One of my current projects is to build a cheap, very fast scope which will have some decidely strange characteristics in order to accomodate fast+cheap simultaneously. It will necessarily have something akin to a graded index display even for fast waveforms. I am aware that I haven't considered how it would work with slower waveforms, and this will force me to concentrate my mind. OTOH I might decide that the sole raison d'etre for the scope is speed, and, in the short term, merely ignore the issue
The short discussion came about in connection which how an analog oscilloscope can be used to accurately measure the RMS value of wide bandwidth Gaussian noise which is usually a rather difficult thing to do requiring a specialized instrument like a sampling or thermal RMS voltmeter. DSOs
should be able to measure it directly using the same techniques that sampling RMS voltmeters use but some work better than others doing this. What no DSO can do is duplicate how an analog oscilloscope does it and they work every time. At least I have never seen or heard of one which can do it.
I doubt the above technique, tangential noise measurement, is feasible or even desirable in a DSO but it led to a short discussion about *how* a display which is not exclusively index graded could produce the same result. (*) My thought was that such a display could also show detected peaks without compromising index grading.
For myself, all of my DSOs are old and slow and lack index graded displays but they do have peak detection and oddly enough very high display resolution which makes up somewhat for their other shortcomings. "Retina displays" existed in DSOs about 30 years before Apple came up with the term.
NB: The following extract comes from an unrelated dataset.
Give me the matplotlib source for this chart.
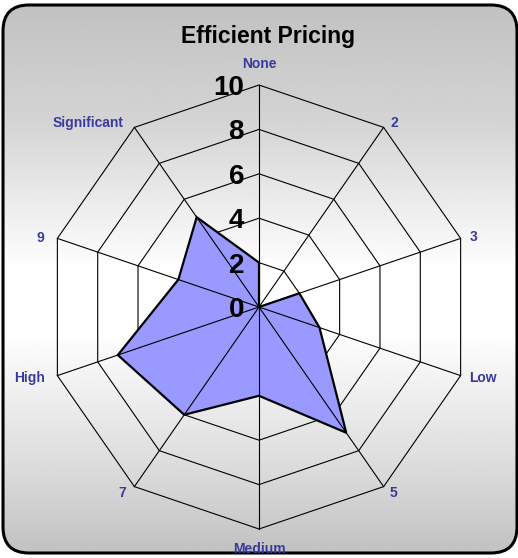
import numpy as np
import matplotlib.pyplot as plt
from matplotlib.patches import FancyBboxPatch, Polygon

plt.rcParams['font.family'] = ['Liberation Sans', 'DejaVu Sans']

title = 'Efficient Pricing'
categories = ['None', '2', '3', 'Low', '5', 'Medium', '7', 'High', '9', 'Significant']
values = [2, 0, 2, 3, 7, 4, 6, 7, 4, 5]
rings = [2, 4, 6, 8, 10]
tick_labels = ['0', '2', '4', '6', '8', '10']

# label offsets (px) from the outer vertex, with alignment
label_pos = [
    (0, 21, 'center'), (7, 4, 'left'), (9, 1, 'left'), (9, -2, 'left'),
    (6, -6, 'left'), (0, -20, 'center'), (-8, -6, 'right'), (-12, -2, 'right'),
    (-13, 0, 'right'), (-11, 4, 'right'),
]

W, H = 518, 558
fig = plt.figure(figsize=(W / 100, H / 100), dpi=100)
fig.patch.set_facecolor('white')

# background panel with vertical grey-white-grey gradient
bg = fig.add_axes([0, 0, 1, 1])
bg.set_xlim(0, W)
bg.set_ylim(H, 0)
bg.axis('off')
yy = np.linspace(5, 553, 300)
shade = np.interp(yy, [5, 120, 270, 330, 470, 553], [0.76, 0.83, 1.0, 1.0, 0.86, 0.76])
grad = np.repeat(shade[:, None], 2, axis=1)
im = bg.imshow(grad, cmap='gray', vmin=0, vmax=1, extent=[3, 517, 553, 5],
               aspect='auto', interpolation='bilinear', zorder=0)
panel = FancyBboxPatch((3, 5), 514, 548, boxstyle='round,pad=0,rounding_size=26',
                       facecolor='none', edgecolor='black', linewidth=2.2, zorder=5)
bg.add_patch(panel)
im.set_clip_path(panel)

# radar axes, data units = chart values
ax = fig.add_axes([0, 0, 1, 1])
ax.patch.set_alpha(0)
ax.axis('off')
cx, cy, rx, ry = 259, 307, 21.2, 22.2  # centre px and px per unit
ax.set_xlim(-cx / rx, (W - cx) / rx)
ax.set_ylim(-(H - cy) / ry, cy / ry)

n = len(categories)
ang = np.arange(n) * 2 * np.pi / n
sx, sy = np.sin(ang), np.cos(ang)

# rings sit under the fill, spokes over it
for r in rings:
    ax.add_patch(Polygon(np.c_[r * sx, r * sy], closed=True, fill=False,
                         edgecolor='black', linewidth=0.8, zorder=1))
for i in range(n):
    ax.plot([0, 10 * sx[i]], [0, 10 * sy[i]], color='black', linewidth=0.8, zorder=3)

v = np.array(values, dtype=float)
ax.add_patch(Polygon(np.c_[v * sx, v * sy], closed=True, facecolor='#9999ff',
                     edgecolor='none', zorder=2))
ax.add_patch(Polygon(np.c_[v * sx, v * sy], closed=True, fill=False,
                     edgecolor='black', linewidth=1.6, zorder=4))

for i, lab in enumerate(categories):
    dx, dy, ha = label_pos[i]
    ax.annotate(lab, (10 * sx[i], 10 * sy[i]), xytext=(dx * 0.72, dy * 0.72),
                textcoords='offset points', ha=ha, va='center', fontsize=10,
                fontweight='bold', color='#3a3a9e', zorder=6)

for t in tick_labels:
    ax.annotate(t, (0, float(t)), xytext=(-15 * 0.72, 0), textcoords='offset points',
                ha='right', va='center_baseline', fontsize=20, fontweight='bold',
                color='black', zorder=6)

fig.text(268 / W, 1 - 36 / H, title, ha='center', va='center', fontsize=16.5,
         fontweight='bold', color='black')

fig.savefig('out.png', dpi=100)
Producing an index graded display record during decimation would preserve display quality and high waveform acquisition rates at the expense of record length. I think Tektronix wrote some white papers discussing this and how their early "digital phosphor" oscilloscopes worked. I wonder if this can be done inexpensive with an FPGA based design. I know Rigol is not doing it this way. This is in contrast to display generation from long record lengths so has little advantage as far as specmanship and marketing.
(*) Technically index grading is not required to do tangential noise measurement. A halftone display produced via variable dot density like you would find in an analog sampling oscilloscope is sufficient.